DannyL

Wild Horses
You might wanna skip these notes if you're reading the Earthsea books to reduce their impact but.....

(spoiler space)







The second book is basically about sex. Sex from a women's POV in particular. Hard not to read the massive earthdquake at the end as some kind of orgasm.
 

DannyL

Wild Horses
At the end, after she escapes the Tombs - IIRC.

I wrote some notes on Tehanu (the 4th book) on this site somewhere but the search function can't retrieve old posts, it looks like.
 

luka

Well-known member
i read the first couple of pages of Tehanu and hated it cos it had a girl protagonist and men were horrible. i just thought uh oh, feminism alert. put it down straight away.
 

luka

Well-known member
i read the first couple of pages of Tehanu and hated it cos it had a girl protagonist and men were horrible. i just thought uh oh, feminism alert. put it down straight away.

i had the full gamergate response "don't try and sneak that into my entertainment options!'
 

catalog

Well-known member
Not read any ursula le guin but I just read the Wikipedia entry on always coming home and it sounds really good
 

DannyL

Wild Horses
i read the first couple of pages of Tehanu and hated it cos it had a girl protagonist and men were horrible. i just thought uh oh, feminism alert. put it down straight away.
It's totally different tonally. I didn't like it at first, then I read it again, and was like this is the greatest book I've ever read.
 

DannyL

Wild Horses
Also, it's amazing. To rework a world that way, in light of new understandings and still make it hang together is incredible. I think I said something like it's much more grimy but more real. You get a real sense of how shitty and hard peasant life must've been. Stick that up your twee arse, Bilbo Baggins.
 

luka

Well-known member
It's totally different tonally. I didn't like it at first, then I read it again, and was like this is the greatest book I've ever read.

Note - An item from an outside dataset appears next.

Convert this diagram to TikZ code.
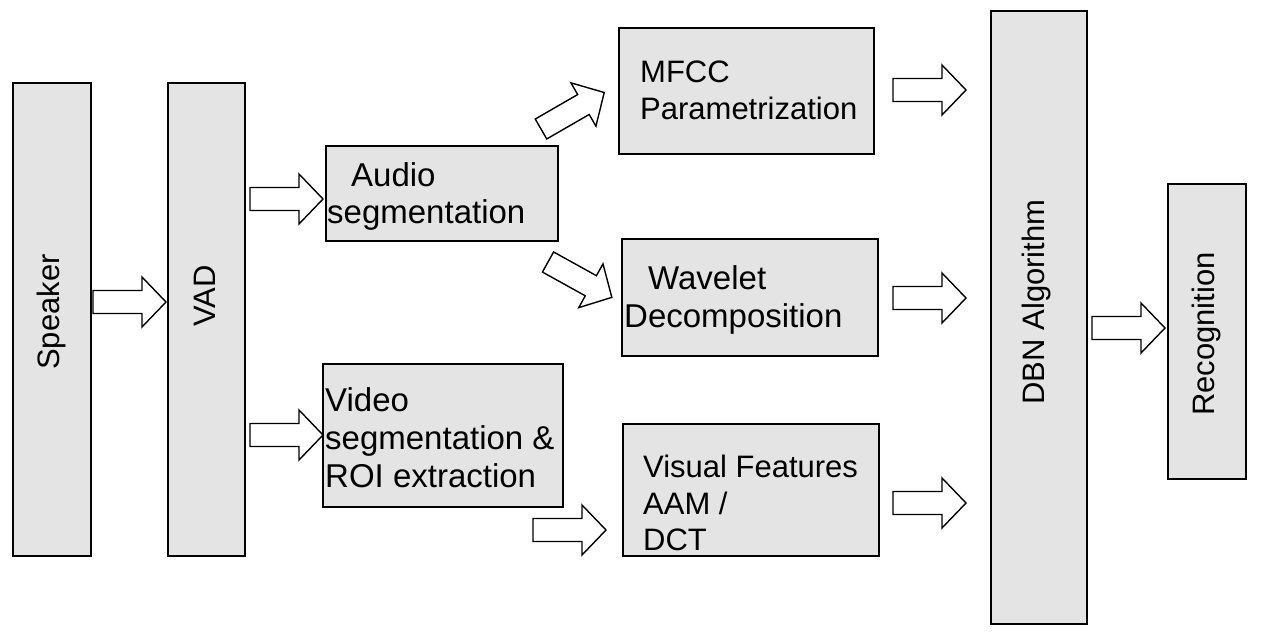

thats the real reason i put it down btw. im not really into gamergate, honest. i found it really jarring cos i was enjoying being in magic world and now im reading about men raping and burning a woman
 

DannyL

Wild Horses
Fair enough. It definitely doesn't deliver the same pleasures. I think she wrote the two books either side of a poltical awakening.
 

droid

Well-known member
Huge fan. I think The dispossessed might be her finest work, though most of her stuff is great. There are times when it seems her heart wasnt quite in it though. The Word for World is Forest and Lathe of Heaven for example - both strong conceptually and narratively, but lacking in depth and characterisation. There was a good BBC radio dramatisation of The left hand of darkness a few years back. Not available anymore, but I ripped em at the time and tucked them safely away. https://drive.google.com/drive/folders/1gHspLM1-xxuiMm9T6qxNdyWiarbyNiAa?usp=sharing
 

subvert47

I don't fight, I run away
i've been wanting to read her books, which should i get?

Try The Word for World is Forest. It's about (among other things) a non-violent society being changed by colonialist oppression. It's not absolutely her best but is pretty good – and also quite short, so you'll get what she's about without wasting much time (supposing you don't like it).

After that, well, The Dispossessed is my personal favourite (see padraig's post for that).
 

subvert47

I don't fight, I run away
There are times when it seems her heart wasnt quite in it though. The Word for World is Forest and Lathe of Heaven for example - both strong conceptually and narratively, but lacking in depth and characterisation.

Hmm, maybe. I suppose it's the ideas you remember from these books, rather than the characters. Which I suppose is uncharacteristic of Le Guin.